REPUBLIKA.CO.ID, JAKARTA -- Komisi Pemberantasan Korupsi (KPK) telah menetapkan Gubernur Aceh Irwandi Yusuf dan Bupati Bener Meriah Ahmadi sebagai tersangka. Keduanya diduga terkait kasus dugaan suap pengerjaan proyek yang bersumber dari Dana Otonomi Khusus Aceh (DOKA) 2018.
Usai menjalani pemeriksaan perdananya sebagai tersangka, Irwandi mengatakan jasa-jasanya dalam perdamaian antara Aceh dengan pemerintah Indonesia. Irwandi mengklaim sangat besar jasanya dalam perundingan, mengumpulkan senjata para kombatan Gerakan Aceh Merdeka (GAM), hingga akhirnya berdamai hingga saat ini.
"Sebetulnya damainya Aceh dengan NKRI, saham saya besar di situ. Saya ikut mendamaikan, ikut mengumpulkan senjata, ikut berunding, dan akhirnya kayak sekarang," kata Irwandi di Gedung KPK, Jakarta, Jumat (6/7).

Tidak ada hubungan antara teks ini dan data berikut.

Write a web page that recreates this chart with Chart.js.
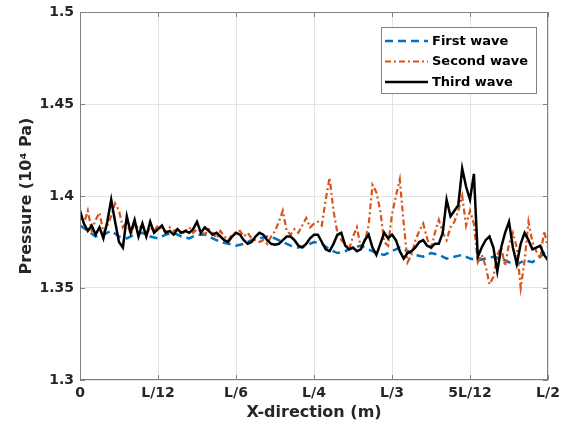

Menurut Irwandi, setelah terjadi perdamaian dia kemudian menjadi Gubernur. Ia pun mengklaim banyak terobosan yang sudha dilakukan ketika menjadi Gubernur Aceh periode 2007 -2012 yang diadopsi oleh pemerintahan pusat sampai saat ini. "Sebagiannya diadopsi oleh pemerintah pusat seperti JKN, P2K, dan beberapa hal lain dalam hal lingkungan hidup," terangnya.
Dengan menggunakan rompi tahanan yang berwarna oranye, Ketua Umum Partai Nanggroe Aceh itu terus melontarkan jasanya yang juga mengusir kelompok teroris dari Serambi Mekkah tersebut beberapa tahun lalu. Ia menyebut atas laporan pihaknya kelompok teroris yang menggelar latihan di Aceh dapat ditumpas oleh aparat kepolisian. "Ada begitu banyak hal yang saya lakukan untuk kebaikan negeri ini," ucapnya
Dalam tangkap tangan terhadap Gubernur Aceh Irwandi dan Bupati Bener Meriah Ahmadi pada Selasa (3/7), tim penindakan KPK mengidentifikasi penyerahan uang sejumlah Rp 500 juta. Uang itu disinyalir bagian dari jatah yang diminta Rp 1,5 miliar oleh Irwandi ke Ahmadi.
Selain Irwandi dan Ahmadi, KPK juga menetapkan dua orang lainnya yang merupakan pihak swasta Hendri Yuzal dan Syaiful Bahri sebagai tersangka suap terkait proyek yang bersumber dari DOKA.